So Gov. Rell wants to cut $4.25 million from Operation Fuel, the program that provides fuel energy assistance to Connecticut’s working poor…it’s among a couple of dozen cuts that she has proposed for “budget reconciliation” that will seriously harm working people and the most vulnerable in Connecticut.
Which brings me to a question. I’m in awe of you guys – my friends who work in the non-profits and public agencies – who “get” the legislative process and can decipher the tons of paperwork and the vatican council-type decision-making that ultimately determines the budget and who gets what. But I have to ask: Why are these outrages not being turned into some large-scale highly embarassing public manifestation for Rell?
You represent, directly or indirectly, the interests of tens of thousands of people in Connecticut who are in danger. Real danger. The danger of not being able to heat their homes in the winter. The danger of not being able to get desperately needed mental health treatment in a safe environment (or at all). The danger of losing access to job training programs or legal aid assistance or even to sources of food aid so that families don’t go hungry.
I understand that there are appropriations hearings and lobbying efforts and special meetings with key legislators and number-crunching and bill writing to be done. But this process, as vital as it is, will not engage the people who are in danger. It will not help them to be heard as people and not just as budget line items or as “programs.” It will not give them human faces that the politicians must confront. It will not give them the faces of neighbors and friends and loved ones that will force those of us not directly affected by the budget to care and to act.
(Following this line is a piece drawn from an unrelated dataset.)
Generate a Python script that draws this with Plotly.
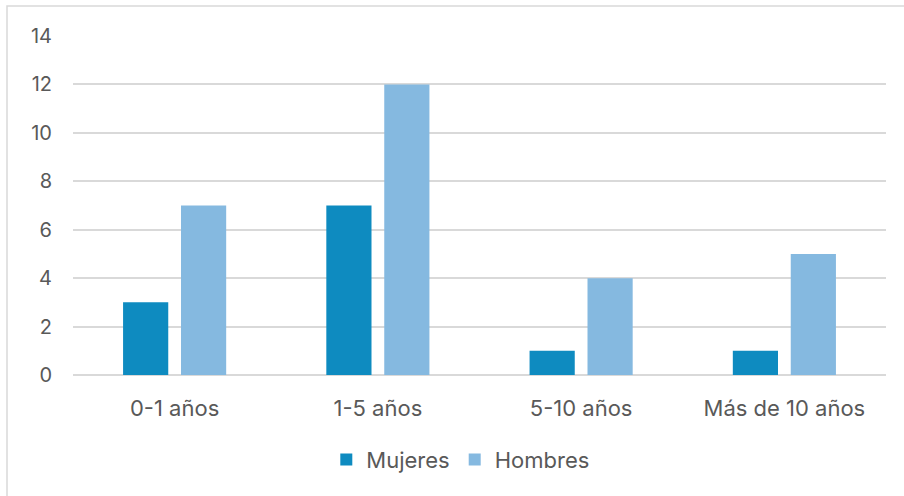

Why are we not organizing a visible, public, angry rebuttal to the suggestion that Connecticut should continue as a state where the answer to poverty is “You’re so good at doing without, certainly you can do with less.”
I can’t speak for the people in your community programs or who use your shelters or get food from your food pantries or who depend on the mental health or daycare or counseling services your agency provides. I’m just one outraged individual. But I have to ask: Why aren’t we organizing a tent city on the sidewalk in front of the governor’s mansion? Why aren’t we organizing people to challenge and embarrass Rell every place that she shows her face in public? Why aren’t we confronting politicians who refuse to raise taxes on the rich even to save the lives of the poor? Why aren’t we organizing hunger strikes and picketlines and protests? And why, oh why, do I keep hearing about how this program or that program is too critical to be cut but no unified voice saying WE refuse to allow ANY MORE programs to be cut?
Those of us on the outside of the process do not understand the complexity of grant-writing and budget-writing and program administration and everything that goes in to making these vital social services available on a day to day basis. But I see and hear your anger and disgust over these cuts and your deep concern and fear for the people that you serve. And you and I know that your fear is only a shadow of the fear felt by the people who need these services and don’t know what they will do if they don’t get them.
But I wonder if you know how invisible all of this is to the media, to so many of the politicians, to so many millions of people who don’t know what these services are or why they are so vital. And I wonder why we are relying on meetings in committee rooms rather than bold public acts that will confront the complacency of those in power.